In fact, Asmita Parshotam (2018) shows that Africa is the least migratory region in the world, and the majority of international migrants from Africa remain on the continent. In 2017, 19.4 million international African migrants, plus 5 million international migrants from outside Africa, resided on the continent. According to the UNHCR, countries as Cameroon, Chad, the DRC, Ethiopia, Kenya, Sudan, and Uganda hosted one third of the refugees globally (4.9 million refugees). Although the number of African migrants living outside the continent has increased from 6.9 million in 1990 to 16.9 million in 2017, such statistics hardly correlate with the images portrayed in European media of migrants arriving on European shores.

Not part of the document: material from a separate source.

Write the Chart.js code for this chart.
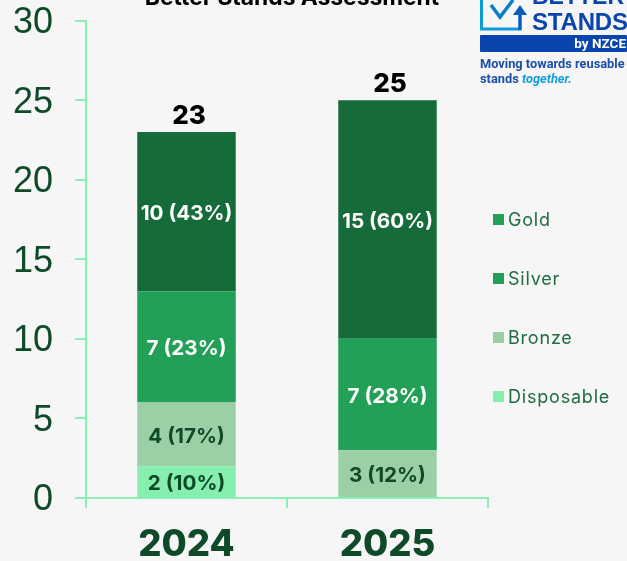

In addition, not all of these migrants live in Europe. For instance, more than 80% of Egyptian migrant workers are employed in the Gulf countries, like Saudi Arabia, Jordan, and Kuwait. And more migratory ties have emerged recently between Africa, Latin America, Asia, and the Gulf states. Within the last 30 years, African migrant communities have also emerged in Guangzhou, Hong Kong, Dubai, and Istanbul. These migrant networks are strongly connected to the high mobility of African traders, who commute back and forth between the continents. Although Europe is not irrelevant, it certainly does not merit the central place it occupies in the popular discourses and academic work which frame African mobilities. Indeed, Europe has extensively invested in knowledge production in order to govern African migration movements, not only at Europe’s borders, but also on the continent itself. In response to this, philosopher Achille Mbembe recently advocated for an African continent without borders. In response to the overarching migration control attempts by Europe within Africa, he argues, the next phase of Africa’s decolonization should involve granting mobility to all its people and reshaping the terms of membership in a political and cultural ensemble that is not confined to the nation-state.